An important archeological site near Lumbini, Kapilvastu evokes the ancient palace where Lord Buddha spent his formative years. Scattered foundations of the palace are abundant, and archaeologists have by now discovered 13 successive layers of human habitation dating back to the eighth century BC. A must for archeological and historical buffs!

Besides its religious and historical significance, Lumbini offers cultural insights into the village life of southern Nepal. If possible, try to coincide your visit with the weekly Monday bazaar when villagers come from miles around to buy grains, spices, pottery, jewellery, saris and various other items. It may appear as a scene out of the Arabian Nights, with colorful merchandise spread out under the mango trees and the air perfumed with incense. It’s a chance to bargain for souvenirs while witnessing local life in Lumbini. Wooden ox-carts loaded with hay by. Villagers dry crow –during for fuel, and tea stalls serve sweet milk tea.

Today, Lumbini is beginning to receive traveler’s and archaeologists’ attention after centuries of neglect. Serious preservation work has only just been started in the latter half of the twentieth century and Lumbini as a slice of history is worth seeing and worth preserving.


One can avail flight from airports of India like Kolkata or Bagdogra.

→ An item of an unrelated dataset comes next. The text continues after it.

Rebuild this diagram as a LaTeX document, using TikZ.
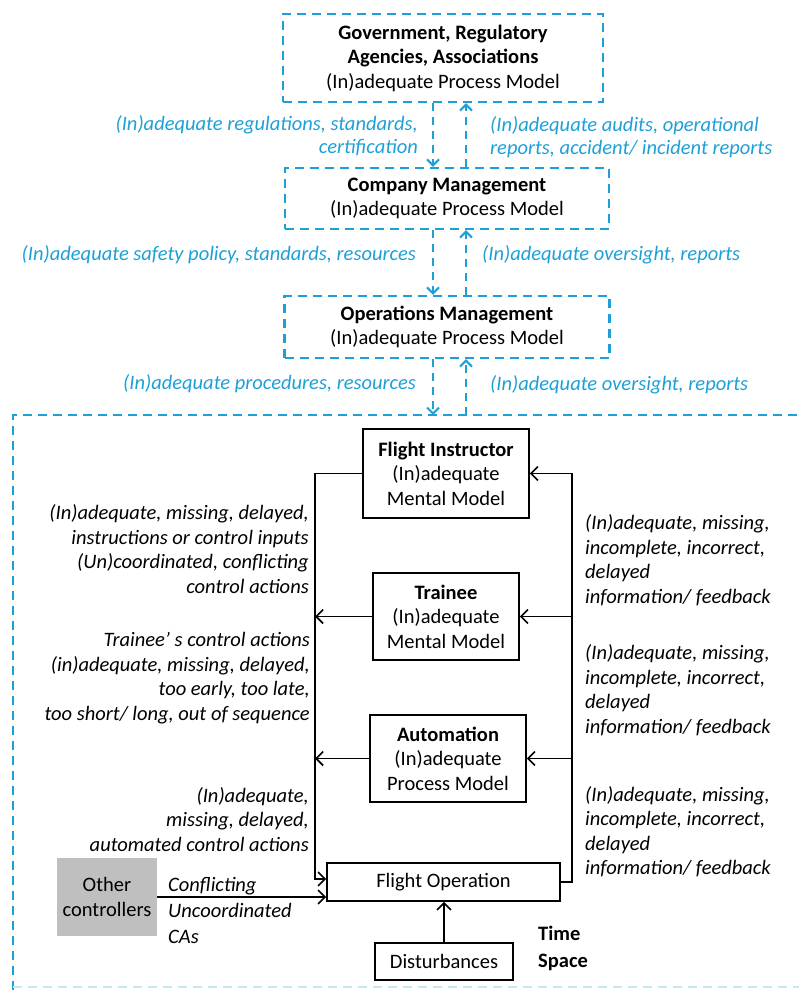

From Siliguri one can drive to Kakarbhitta (Nepal - India border) 32 kilometers by road. Buses to Kathmandu are available from Kakarvitta, Bhadrapur and all the towns of Nepal. Private vehicles and shared vehicles are also available. From kakarbhitta one can drive 25 kilometers to Bhadrapur for availing flight. One can avail the Bus / Coach to Kathmandu or can drive to Kathmandu from Kakarbhitta. Its overnight journey.